EXERCISE PROMPT >>
Transcribe each line of the material as it is, and drop any picture.

-=-=-=-=-

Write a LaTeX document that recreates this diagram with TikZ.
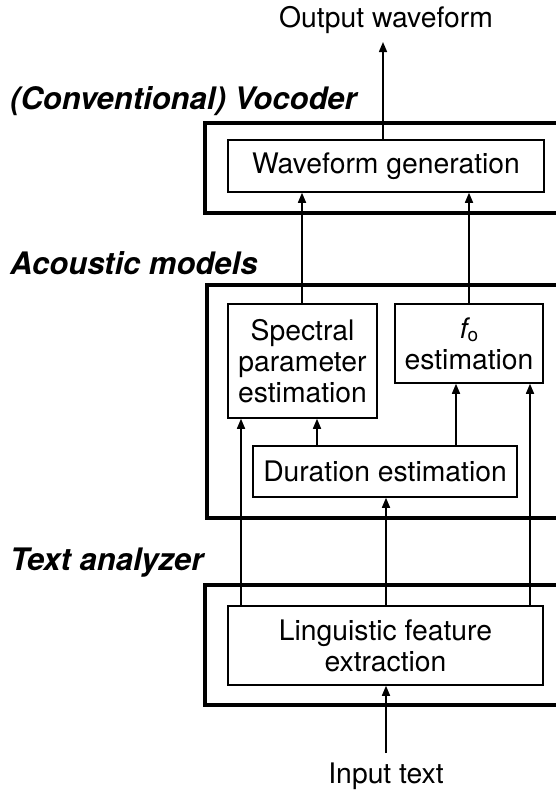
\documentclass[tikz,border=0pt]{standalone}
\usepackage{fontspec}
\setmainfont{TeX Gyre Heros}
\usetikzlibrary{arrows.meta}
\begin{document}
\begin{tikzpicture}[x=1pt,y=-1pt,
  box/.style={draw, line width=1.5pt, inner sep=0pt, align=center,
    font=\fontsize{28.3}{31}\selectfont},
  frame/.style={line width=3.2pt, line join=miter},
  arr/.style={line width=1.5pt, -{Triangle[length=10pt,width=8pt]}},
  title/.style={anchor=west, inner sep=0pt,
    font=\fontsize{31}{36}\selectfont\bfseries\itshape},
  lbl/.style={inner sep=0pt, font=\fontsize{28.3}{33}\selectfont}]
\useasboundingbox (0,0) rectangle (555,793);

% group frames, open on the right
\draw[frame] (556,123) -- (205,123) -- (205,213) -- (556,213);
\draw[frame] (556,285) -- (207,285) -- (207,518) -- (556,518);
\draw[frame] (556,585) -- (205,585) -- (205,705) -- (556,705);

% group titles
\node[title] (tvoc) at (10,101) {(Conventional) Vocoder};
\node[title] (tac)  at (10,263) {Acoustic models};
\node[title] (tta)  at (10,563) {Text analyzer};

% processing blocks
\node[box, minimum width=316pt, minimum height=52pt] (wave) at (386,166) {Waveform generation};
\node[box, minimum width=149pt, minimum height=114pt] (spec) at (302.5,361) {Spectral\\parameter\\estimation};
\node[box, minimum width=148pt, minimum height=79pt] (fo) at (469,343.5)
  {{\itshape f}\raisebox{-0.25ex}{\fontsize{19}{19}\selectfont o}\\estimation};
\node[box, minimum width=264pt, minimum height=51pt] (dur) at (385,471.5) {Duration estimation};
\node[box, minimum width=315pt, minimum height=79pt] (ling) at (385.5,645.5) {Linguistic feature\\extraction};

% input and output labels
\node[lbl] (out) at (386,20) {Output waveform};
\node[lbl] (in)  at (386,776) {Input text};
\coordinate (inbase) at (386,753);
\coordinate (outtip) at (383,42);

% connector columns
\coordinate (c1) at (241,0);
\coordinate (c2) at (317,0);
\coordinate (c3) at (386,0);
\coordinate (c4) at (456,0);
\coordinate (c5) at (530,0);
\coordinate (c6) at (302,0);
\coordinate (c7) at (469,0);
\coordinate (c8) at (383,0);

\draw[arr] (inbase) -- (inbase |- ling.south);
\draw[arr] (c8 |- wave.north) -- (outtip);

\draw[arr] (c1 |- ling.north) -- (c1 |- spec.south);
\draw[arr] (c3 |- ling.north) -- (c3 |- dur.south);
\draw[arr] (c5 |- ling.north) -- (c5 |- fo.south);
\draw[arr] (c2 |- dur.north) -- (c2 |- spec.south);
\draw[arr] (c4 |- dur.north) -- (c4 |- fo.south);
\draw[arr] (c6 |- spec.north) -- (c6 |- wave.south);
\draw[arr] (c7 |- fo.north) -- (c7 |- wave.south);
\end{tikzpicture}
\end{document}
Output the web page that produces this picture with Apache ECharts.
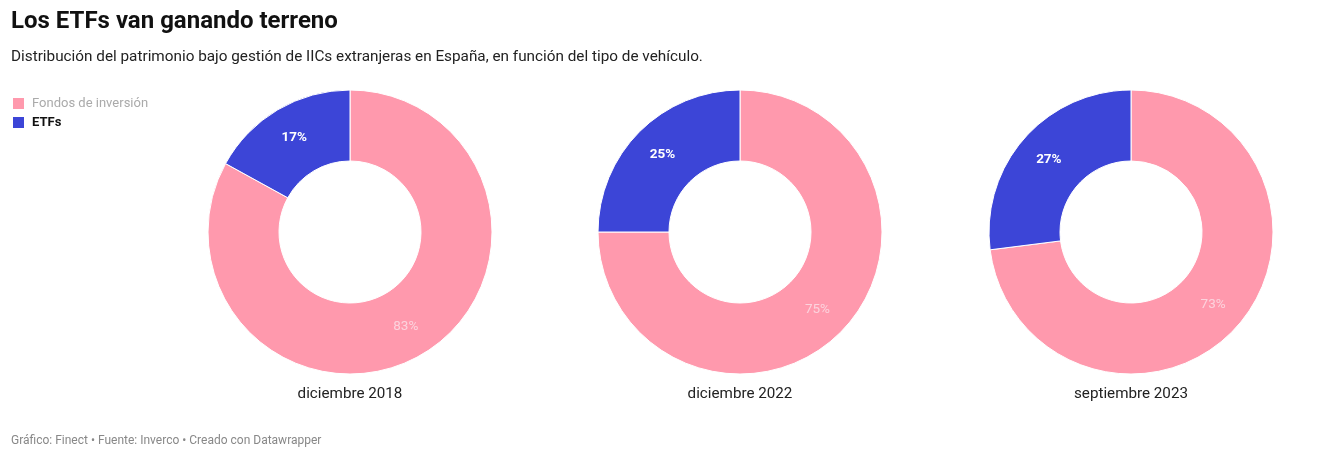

-=-=-=-=-

TASK RESULT >>
Write a LaTeX document that recreates this diagram with TikZ.
\documentclass[tikz,border=0pt]{standalone}
\usepackage{fontspec}
\setmainfont{TeX Gyre Heros}
\usetikzlibrary{arrows.meta}
\begin{document}
\begin{tikzpicture}[x=1pt,y=-1pt,
  box/.style={draw, line width=1.5pt, inner sep=0pt, align=center,
    font=\fontsize{28.3}{31}\selectfont},
  frame/.style={line width=3.2pt, line join=miter},
  arr/.style={line width=1.5pt, -{Triangle[length=10pt,width=8pt]}},
  title/.style={anchor=west, inner sep=0pt,
    font=\fontsize{31}{36}\selectfont\bfseries\itshape},
  lbl/.style={inner sep=0pt, font=\fontsize{28.3}{33}\selectfont}]
\useasboundingbox (0,0) rectangle (555,793);

% group frames, open on the right
\draw[frame] (556,123) -- (205,123) -- (205,213) -- (556,213);
\draw[frame] (556,285) -- (207,285) -- (207,518) -- (556,518);
\draw[frame] (556,585) -- (205,585) -- (205,705) -- (556,705);

% group titles
\node[title] (tvoc) at (10,101) {(Conventional) Vocoder};
\node[title] (tac)  at (10,263) {Acoustic models};
\node[title] (tta)  at (10,563) {Text analyzer};

% processing blocks
\node[box, minimum width=316pt, minimum height=52pt] (wave) at (386,166) {Waveform generation};
\node[box, minimum width=149pt, minimum height=114pt] (spec) at (302.5,361) {Spectral\\parameter\\estimation};
\node[box, minimum width=148pt, minimum height=79pt] (fo) at (469,343.5)
  {{\itshape f}\raisebox{-0.25ex}{\fontsize{19}{19}\selectfont o}\\estimation};
\node[box, minimum width=264pt, minimum height=51pt] (dur) at (385,471.5) {Duration estimation};
\node[box, minimum width=315pt, minimum height=79pt] (ling) at (385.5,645.5) {Linguistic feature\\extraction};

% input and output labels
\node[lbl] (out) at (386,20) {Output waveform};
\node[lbl] (in)  at (386,776) {Input text};
\coordinate (inbase) at (386,753);
\coordinate (outtip) at (383,42);

% connector columns
\coordinate (c1) at (241,0);
\coordinate (c2) at (317,0);
\coordinate (c3) at (386,0);
\coordinate (c4) at (456,0);
\coordinate (c5) at (530,0);
\coordinate (c6) at (302,0);
\coordinate (c7) at (469,0);
\coordinate (c8) at (383,0);

\draw[arr] (inbase) -- (inbase |- ling.south);
\draw[arr] (c8 |- wave.north) -- (outtip);

\draw[arr] (c1 |- ling.north) -- (c1 |- spec.south);
\draw[arr] (c3 |- ling.north) -- (c3 |- dur.south);
\draw[arr] (c5 |- ling.north) -- (c5 |- fo.south);
\draw[arr] (c2 |- dur.north) -- (c2 |- spec.south);
\draw[arr] (c4 |- dur.north) -- (c4 |- fo.south);
\draw[arr] (c6 |- spec.north) -- (c6 |- wave.south);
\draw[arr] (c7 |- fo.north) -- (c7 |- wave.south);
\end{tikzpicture}
\end{document}
Output the web page that produces this picture with Apache ECharts.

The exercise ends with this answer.